The National Crokinole Association oversees organized crokinole play in clubs around the world and facilitates a series of annual tournaments through the NCA Tour. Rules for crokinole tournaments are stricter than rules for casual play. Variations include the following:
- Tournament play includes exactly four rounds per game
- The winning team or player is awarded two points per winning round, instead of the difference between scores
- In a tie game, each team or player is awarded one point
- In a two-person tournament, players begin each round with eight discs instead of 12.
Strategies for Winning Crokinole
Regardless of whether you are a serious tournament crokinole player or just enjoy playing it with your family, there are some simple but important strategies to help improve your play. Improving your aim, learning the amount of force needed to propel the discs, and getting a feel for the nuances of the game board are all ways to increase success in crokinole. Some players also employ billiard-style finger cues, which are believed to increase the accuracy of the shot. Lubricating powders are also sometimes used to aid the sliding of the discs across the game boards.

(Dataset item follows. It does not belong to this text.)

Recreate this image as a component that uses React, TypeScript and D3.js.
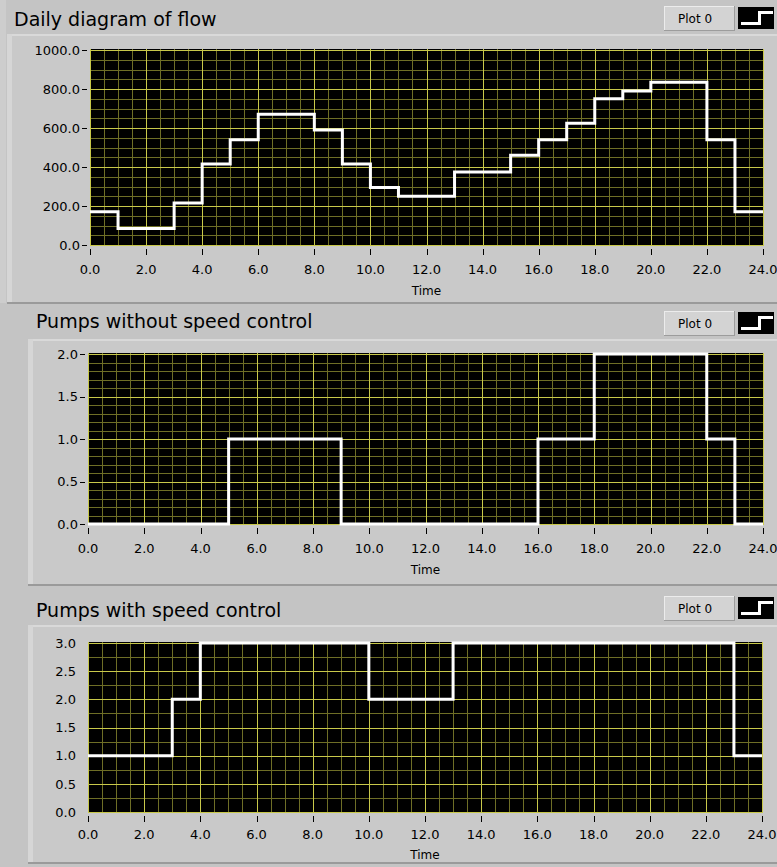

Traditional vs. Tournament Crokinole Board
If you are new to the game of crokinole, check it out by acquiring a board from Mayday Games. There is not much difference between the traditional vs. tournament crokinole board: the diameter of the outside line of a tournament board must be 24 inches to allow a 26 inch playing area, the pegs must be rubber-covered, and the surface must have a smooth finish. There is a subtle difference between tournament discs, which must be 1 1/4 inches in diameter, and discs for casual play, which are usually 1 1/8 inches.